Stephen Wolf on The Daily Kos rather gleefully notes another North Carolina gerrymandering case won by the Democrats:
On Monday, a federal district court struck down a map that North Carolina’s Republican-controlled state legislature had imposed on the city of Greensboro, the state’s third-largest city. In a remarkable affront to local rule, Republican lawmakers passed a law in 2015 that replaced the city council districts that the city itself had drawn and replaced them with gerrymandered lines intended to hurt Democratic and black voters.
Democrats quickly brought a challenge to this new map, and the judges hearing the case have now put a stop to this usurpation of power. The court concluded that the legislature’s map was an impermissible racial gerrymander; that it violated the principle of “one person, one vote”; and that it unfairly singled out Greensboro. The city-drawn map had remained in place for the 2015 elections while litigation was ongoing, and it will now stay in effect for elections in fall.

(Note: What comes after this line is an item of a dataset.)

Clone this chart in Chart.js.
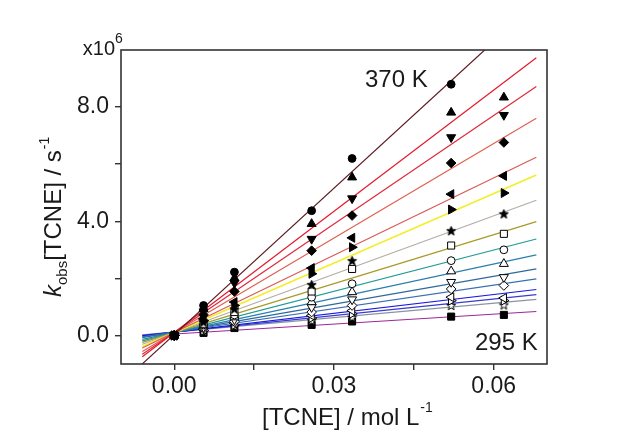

Which is all well and good. But then he seems to engage in a bit of confirmation bias:
In fact, these gerrymanders are so effective that Greensboro, which typically votes for Democratic presidential candidates by a two-to-one ratio, is represented in the House by zero Democrats. And Guilford County, which is home to Greensboro and roughly half a million people, likewise supported Hillary Clinton by a 58-38 margin, but Republicans have maintained a majority on the county commission ever since 2012—when, of course, they got to draw the map for it.
The real problem is that his case is difficult to assert without supporting evidence; that is, we can find other reasonable reasons for the observed behavior. For example, perhaps the Greensboro Democrats are a mendacious, despicable bunch who have repulsed voters so badly that they’d prefer local Republicans – and perhaps those running for county commissioner are not as bad as those running for the legislature. The victory in the gerrymandering case is, of course, a point in his favor; but his brush is too large. I fear that he misleads himself and his audience through this presentation.
And I remember how confident the diarists on The Daily Kos were that Clinton would be victorious, that Senator Johnson of Wisconsin would fall, that there’d be a general Democratic victory in the Senate and possibly even one in the House.
Technically, you can say Clinton won the popular vote and lost in the Electoral College because of a quirk and Russian interference, and that some ground was made up in both chambers of Congress.
But, honestly, it was still a disaster for the Democrats and their Progressive wing, and I put it down to the Progressives having their own little echo chamber. They talk to themselves too much. I think Stephen’s post would benefit from some self-criticism. The victory in the court case is encouraging, I do agree – but precision in observation and argument will lead to better results down the road.